Aim of the exercise: Exactly retype the lines from the top of the data through the line containing "345, 345, -500, -400, -450, -380];", leaving out every picture.

Given information:
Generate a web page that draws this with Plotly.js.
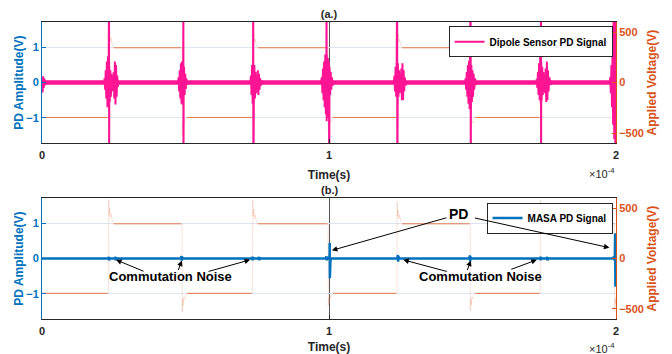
<!DOCTYPE html>
<html>
<head>
<meta charset="utf-8">
<script src="https://cdn.plot.ly/plotly-3.0.1.min.js"></script>
<style>html,body{margin:0;padding:0;background:#fff;}#chart{width:672px;height:354px;}</style>
</head>
<body>
<div id="chart"></div>
<script>
// ---------- DATA (time in units of 1e-4 s) ----------
// Applied voltage, steady levels (V), null = break at the switching edge
const voltT = [0, 0.229, null, 0.25, 0.485, null, 0.505, 0.731, null, 0.752, 0.994, null, 1.014, 1.234, null, 1.255, 1.489, null, 1.509, 1.733, null, 1.754, 1.992];
const voltV = [-345, -345, null, 345, 345, null, -345, -345, null, 345, 345, null, -345, -345, null, 345, 345, null, -345, -345, null, 345, 345];
// Applied voltage, switching edges with ringing (V)
const ringT = [0.229, 0.232, 0.2325, 0.234, 0.236, 0.238, 0.241, 0.245, 0.25, null,
               0.485, 0.488, 0.4885, 0.490, 0.492, 0.494, 0.497, 0.501, 0.505, null,
               0.731, 0.734, 0.7345, 0.736, 0.738, 0.740, 0.743, 0.747, 0.752, null,
               0.994, 0.997, 0.9975, 0.999, 1.001, 1.003, 1.006, 1.010, 1.014, null,
               1.234, 1.237, 1.2375, 1.239, 1.241, 1.243, 1.246, 1.250, 1.255, null,
               1.489, 1.492, 1.4925, 1.494, 1.496, 1.498, 1.501, 1.505, 1.509, null,
               1.733, 1.736, 1.7365, 1.738, 1.740, 1.742, 1.745, 1.749, 1.754, null,
               1.992, 1.995, 1.9955, 1.997, 1.999, 2.0];
const ringV = [-345, -345, 585, 430, 500, 410, 440, 370, 345, null,
               345, 345, -530, -400, -470, -380, -400, -360, -345, null,
               -345, -345, 580, 420, 490, 400, 430, 365, 345, null,
               345, 345, -470, -390, -440, -370, -390, -355, -345, null,
               -345, -345, 560, 420, 480, 400, 430, 370, 345, null,
               345, 345, -520, -400, -460, -380, -395, -360, -345, null,
               -345, -345, 575, 425, 495, 405, 435, 368, 345, null,
               345, 345, -500, -400, -450, -380];

// Dipole sensor PD signal (V): baseline band and discharge bursts
const dipoleBaseT = [0, 2];
const dipoleBaseV = [0, 0];
const dipoleT = [0, 0.002, 0.004, 0.006, 0.008, 0.010, 0.013, 0.016,
  0.216,0.218,0.220,0.222,0.224,0.226,0.228,0.230,0.232,0.2335,0.234,0.2345,0.236,0.238,0.240,0.242,0.244,0.246,0.248,0.250,0.252,0.254,0.256,0.258,0.260,0.262,0.264,0.266,
  0.474,0.476,0.478,0.480,0.482,0.484,0.486,0.488,0.490,0.492,0.4925,0.493,0.4935,0.495,0.497,0.499,0.501,0.503,0.505,0.508,
  0.726,0.728,0.730,0.732,0.734,0.7355,0.736,0.7365,0.738,0.740,0.742,0.744,0.746,0.748,0.750,0.752,0.754,0.756,0.758,0.760,0.763,0.767,0.771,
  0.972,0.975,0.977,0.979,0.981,0.983,0.985,0.987,0.989,0.991,0.9915,0.992,0.9925,0.994,0.996,0.998,1.000,1.0005,1.002,1.004,1.006,1.008,1.010,1.013,1.016,
  1.226,1.228,1.230,1.232,1.234,1.236,1.2375,1.238,1.2385,1.240,1.242,1.244,1.246,1.248,1.250,1.252,1.254,1.256,1.258,1.260,1.262,1.264,1.267,1.271,
  1.474,1.476,1.478,1.480,1.482,1.484,1.486,1.488,1.490,1.492,1.4935,1.494,1.4945,1.496,1.498,1.500,1.502,1.504,1.506,1.509,1.512,1.516,
  1.722,1.724,1.726,1.728,1.730,1.732,1.734,1.736,1.738,1.7385,1.739,1.7395,1.741,1.743,1.745,1.747,1.749,1.751,1.753,1.755,1.757,1.759,1.761,1.763,1.765,1.768,1.772,1.777,
  1.978,1.980,1.982,1.984,1.986,1.988,1.990,1.992,1.994,1.996,1.998,2.000];
const dipoleV = [0.05, -0.28, 0.18, -0.15, 0.12, -0.08, 0.05, 0,
  0,0.12,-0.2,0.35,-0.45,0.6,-0.7,0.75,-0.65,3,-3,0.45,-0.55,0.35,-0.4,0.25,-0.25,0.15,-0.2,0.3,-0.45,0.6,-0.62,0.5,-0.4,0.2,-0.12,0,
  0,0.15,-0.25,0.35,-0.45,0.55,-0.6,0.6,-0.63,0.55,3,-3,-0.5,0.45,-0.35,0.25,-0.18,0.12,-0.06,0,
  0,0.2,-0.35,0.5,-0.6,0.64,3,-3,-0.68,0.5,-0.45,0.3,-0.3,0.2,-0.25,0.35,-0.35,0.25,-0.2,0.12,-0.08,0.05,0,
  0,0.15,-0.3,0.4,-0.5,0.6,-0.7,0.8,-0.9,0.88,3,-1.1,0.8,-1.0,0.7,-0.9,0.6,-3,0.45,-0.35,0.3,-0.2,0.15,-0.08,0,
  0,0.2,-0.25,0.45,-0.4,0.7,3,-3,-0.49,0.55,-0.4,0.35,-0.3,0.2,-0.25,0.4,-0.5,0.55,-0.5,0.35,-0.25,0.15,-0.08,0,
  0,0.12,-0.2,0.3,-0.4,0.5,-0.6,0.62,-0.75,0.64,3,-3,-0.87,0.5,-0.55,0.35,-0.4,0.25,-0.2,0.12,-0.06,0,
  0,0.1,-0.15,0.3,-0.35,0.55,-0.5,0.83,-0.58,3,-3,0.6,-0.5,0.45,-0.35,0.3,-0.25,0.2,-0.3,0.4,-0.55,0.6,-0.5,0.35,-0.25,0.15,-0.06,0,
  0,0.15,-0.3,0.5,-0.7,1.0,-1.2,3,-1.6,3,-3,3];

// MASA PD signal (V)
const masaT = [0,
  0.232,0.233,0.234,0.235,0.236, 0.255,0.256,0.257,0.258,0.259,
  0.484,0.486,0.487,0.488,0.490,
  0.731,0.733,0.734,0.735,0.737, 0.755,0.756,0.757,0.758,0.759,
  0.989,0.991,0.992,0.993,0.995,
  1.000,1.002,1.0025,1.003,1.0035,1.005,1.007,
  1.238,1.240,1.241,1.242,1.244,
  1.489,1.491,1.492,1.493,1.495,
  1.735,1.737,1.738,1.739,1.741, 1.759,1.760,1.761,1.762,1.763,
  1.990,1.992,1.994,1.996,1.997,1.998,1.999,2.0];
const masaV = [0,
  0,0.05,-0.05,0.05,0, 0,0.05,-0.05,0.04,0,
  0,0.07,-0.06,0.05,0,
  0,0.05,-0.05,0.04,0, 0,0.05,-0.05,0.04,0,
  0,0.06,-0.05,0.05,0,
  0,0.08,0.44,-0.56,0.3,-0.06,0,
  0,0.1,-0.09,0.06,0,
  0,0.09,-0.08,0.05,0,
  0,0.05,-0.05,0.04,0, 0,0.05,-0.05,0.04,0,
  0,0.06,-0.05,0.1,0.72,-0.8,0.5,0];

const xTicks = [0, 1, 2];
const xTickText = ['0', '1', '2'];
const pdTicks = [-1, 0, 1];
const voltTicks = [-500, 0, 500];

// ---------- STYLE ----------
const FONT = 'Liberation Sans, Arial, Helvetica, sans-serif';
const BLUE = '#0072BD', ORANGE = '#D95319', PINK = '#FF1493', DARK = '#262626';
const VOLT_LINE = '#E4784A', VOLT_RING = 'rgba(226,120,80,0.22)';

const traces = [
  {x: voltT, y: voltV, xaxis: 'x', yaxis: 'y', mode: 'lines', line: {color: VOLT_LINE, width: 1}, showlegend: false, hoverinfo: 'skip', connectgaps: false},
  {x: ringT, y: ringV, xaxis: 'x', yaxis: 'y', mode: 'lines', line: {color: VOLT_RING, width: 1}, showlegend: false, hoverinfo: 'skip', connectgaps: false},
  {x: dipoleBaseT, y: dipoleBaseV, xaxis: 'x', yaxis: 'y2', mode: 'lines', line: {color: PINK, width: 4.5}, showlegend: false, hoverinfo: 'skip'},
  {x: dipoleT, y: dipoleV, xaxis: 'x', yaxis: 'y2', mode: 'lines', line: {color: PINK, width: 2}, name: 'Dipole Sensor PD Signal', legend: 'legend'},
  {x: voltT, y: voltV, xaxis: 'x2', yaxis: 'y3', mode: 'lines', line: {color: VOLT_LINE, width: 1}, showlegend: false, hoverinfo: 'skip', connectgaps: false},
  {x: ringT, y: ringV, xaxis: 'x2', yaxis: 'y3', mode: 'lines', line: {color: VOLT_RING, width: 1}, showlegend: false, hoverinfo: 'skip', connectgaps: false},
  {x: masaT, y: masaV, xaxis: 'x2', yaxis: 'y4', mode: 'lines', line: {color: BLUE, width: 2.5}, name: 'MASA PD Signal', legend: 'legend2'}
];

function xAxis(anchor) {
  return {
    domain: [0, 1], anchor: anchor, range: [0, 2], tickvals: xTicks, ticktext: xTickText,
    ticks: 'inside', ticklen: 4, tickcolor: DARK, showline: true, mirror: true, linecolor: DARK, linewidth: 1,
    showgrid: true, gridcolor: '#555555', gridwidth: 1, zeroline: false, ticklabelstandoff: 2,
    tickfont: {family: FONT, size: 11, color: DARK, weight: 'bold'},
    title: {text: 'Time(s)', standoff: 10, font: {family: FONT, size: 12, color: DARK, weight: 'bold'}},
    fixedrange: true
  };
}
function voltAxis(anchor, domain) {
  return {
    domain: domain, anchor: anchor, side: 'right', range: [-600, 600], tickvals: voltTicks,
    ticks: 'inside', ticklen: 4, tickcolor: ORANGE, showline: true, linecolor: ORANGE, linewidth: 1,
    showgrid: false, zeroline: false,
    tickfont: {family: FONT, size: 11, color: ORANGE, weight: 'bold'},
    title: {text: 'Applied Voltage(V)', standoff: 4, font: {family: FONT, size: 12, color: ORANGE, weight: 'bold'}},
    fixedrange: true
  };
}
function pdAxis(anchor, over) {
  return {
    overlaying: over, anchor: anchor, side: 'left', range: [-1.72, 1.72], tickvals: pdTicks,
    ticks: 'inside', ticklen: 4, tickcolor: BLUE, showline: true, linecolor: BLUE, linewidth: 1,
    showgrid: true, gridcolor: '#DCE6F0', gridwidth: 1, zeroline: false,
    tickfont: {family: FONT, size: 11, color: BLUE, weight: 'bold'},
    title: {text: 'PD Amplitude(V)', standoff: 0, font: {family: FONT, size: 12, color: BLUE, weight: 'bold'}},
    fixedrange: true
  };
}

const legendBase = {
  xref: 'paper', yref: 'paper', xanchor: 'right', yanchor: 'top',
  bgcolor: '#ffffff', bordercolor: DARK, borderwidth: 1,
  font: {family: FONT, size: 10, color: '#000', weight: 'bold'},
  itemwidth: 30, tracegroupgap: 0
};

const arrowStyle = {showarrow: true, arrowhead: 2, arrowsize: 1.1, arrowwidth: 1, arrowcolor: '#000', standoff: 0, text: '', xref: 'x2', yref: 'y4', axref: 'pixel', ayref: 'pixel'};
const labelFont = {family: FONT, size: 13, color: '#000', weight: 'bold'};

const layout = {
  width: 672, height: 354,
  margin: {l: 42, r: 56, t: 22, b: 35},
  paper_bgcolor: '#ffffff', plot_bgcolor: '#ffffff',
  font: {family: FONT, color: DARK},
  title: {text: '(a.)', x: 0.5, xref: 'paper', xanchor: 'center', y: 0.9605, yref: 'container', yanchor: 'middle',
          font: {family: FONT, size: 11, color: DARK, weight: 'bold'}},
  xaxis: xAxis('y'),
  yaxis: voltAxis('x', [0.592, 1]),
  yaxis2: pdAxis('x', 'y'),
  xaxis2: xAxis('y3'),
  yaxis3: voltAxis('x2', [0, 0.407]),
  yaxis4: pdAxis('x2', 'y3'),
  legend: Object.assign({x: 0.994, y: 0.986}, legendBase),
  legend2: Object.assign({x: 0.994, y: 0.392}, legendBase),
  annotations: [
    {text: '(b.)', xref: 'paper', yref: 'paper', x: 0.5, y: 0.4354, xanchor: 'center', yanchor: 'middle', showarrow: false,
     font: {family: FONT, size: 11, color: DARK, weight: 'bold'}},
    {text: '×10<sup>-4</sup>', xref: 'paper', yref: 'paper', x: 1.002, y: 0.4916, xanchor: 'right', yanchor: 'middle', showarrow: false,
     font: {family: FONT, size: 11, color: DARK}},
    {text: '×10<sup>-4</sup>', xref: 'paper', yref: 'paper', x: 1.002, y: -0.0976, xanchor: 'right', yanchor: 'middle', showarrow: false,
     font: {family: FONT, size: 11, color: DARK}},
    {text: 'PD', xref: 'x2', yref: 'y4', x: 1.452, y: 1.26, xanchor: 'center', yanchor: 'middle', showarrow: false, font: {family: FONT, size: 14, color: '#000', weight: 'bold'}},
    Object.assign({x: 1.010, y: 0.233, ax: 116, ay: -33}, arrowStyle),
    Object.assign({x: 1.977, y: 0.31, ax: -136, ay: -30}, arrowStyle),
    {text: 'Commutation Noise', xref: 'x2', yref: 'y4', x: 0.449, y: -0.511, xanchor: 'center', yanchor: 'middle', showarrow: false, font: labelFont},
    Object.assign({x: 0.258, y: -0.037, ax: 29, ay: 12}, arrowStyle),
    Object.assign({x: 0.487, y: -0.057, ax: -4, ay: 11}, arrowStyle),
    Object.assign({x: 0.725, y: -0.037, ax: -43, ay: 12}, arrowStyle),
    {text: 'Commutation Noise', xref: 'x2', yref: 'y4', x: 1.529, y: -0.511, xanchor: 'center', yanchor: 'middle', showarrow: false, font: labelFont},
    Object.assign({x: 1.259, y: -0.037, ax: 45, ay: 12}, arrowStyle),
    Object.assign({x: 1.494, y: -0.057, ax: -4, ay: 11}, arrowStyle),
    Object.assign({x: 1.724, y: -0.037, ax: -27, ay: 10}, arrowStyle)
  ]
};

Plotly.newPlot('chart', traces, layout, {displayModeBar: false, staticPlot: true});
</script>
</body>
</html>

Reply to the exercise:
Generate a web page that draws this with Plotly.js.
<!DOCTYPE html>
<html>
<head>
<meta charset="utf-8">
<script src="https://cdn.plot.ly/plotly-3.0.1.min.js"></script>
<style>html,body{margin:0;padding:0;background:#fff;}#chart{width:672px;height:354px;}</style>
</head>
<body>
<div id="chart"></div>
<script>
// ---------- DATA (time in units of 1e-4 s) ----------
// Applied voltage, steady levels (V), null = break at the switching edge
const voltT = [0, 0.229, null, 0.25, 0.485, null, 0.505, 0.731, null, 0.752, 0.994, null, 1.014, 1.234, null, 1.255, 1.489, null, 1.509, 1.733, null, 1.754, 1.992];
const voltV = [-345, -345, null, 345, 345, null, -345, -345, null, 345, 345, null, -345, -345, null, 345, 345, null, -345, -345, null, 345, 345];
// Applied voltage, switching edges with ringing (V)
const ringT = [0.229, 0.232, 0.2325, 0.234, 0.236, 0.238, 0.241, 0.245, 0.25, null,
               0.485, 0.488, 0.4885, 0.490, 0.492, 0.494, 0.497, 0.501, 0.505, null,
               0.731, 0.734, 0.7345, 0.736, 0.738, 0.740, 0.743, 0.747, 0.752, null,
               0.994, 0.997, 0.9975, 0.999, 1.001, 1.003, 1.006, 1.010, 1.014, null,
               1.234, 1.237, 1.2375, 1.239, 1.241, 1.243, 1.246, 1.250, 1.255, null,
               1.489, 1.492, 1.4925, 1.494, 1.496, 1.498, 1.501, 1.505, 1.509, null,
               1.733, 1.736, 1.7365, 1.738, 1.740, 1.742, 1.745, 1.749, 1.754, null,
               1.992, 1.995, 1.9955, 1.997, 1.999, 2.0];
const ringV = [-345, -345, 585, 430, 500, 410, 440, 370, 345, null,
               345, 345, -530, -400, -470, -380, -400, -360, -345, null,
               -345, -345, 580, 420, 490, 400, 430, 365, 345, null,
               345, 345, -470, -390, -440, -370, -390, -355, -345, null,
               -345, -345, 560, 420, 480, 400, 430, 370, 345, null,
               345, 345, -520, -400, -460, -380, -395, -360, -345, null,
               -345, -345, 575, 425, 495, 405, 435, 368, 345, null,
               345, 345, -500, -400, -450, -380];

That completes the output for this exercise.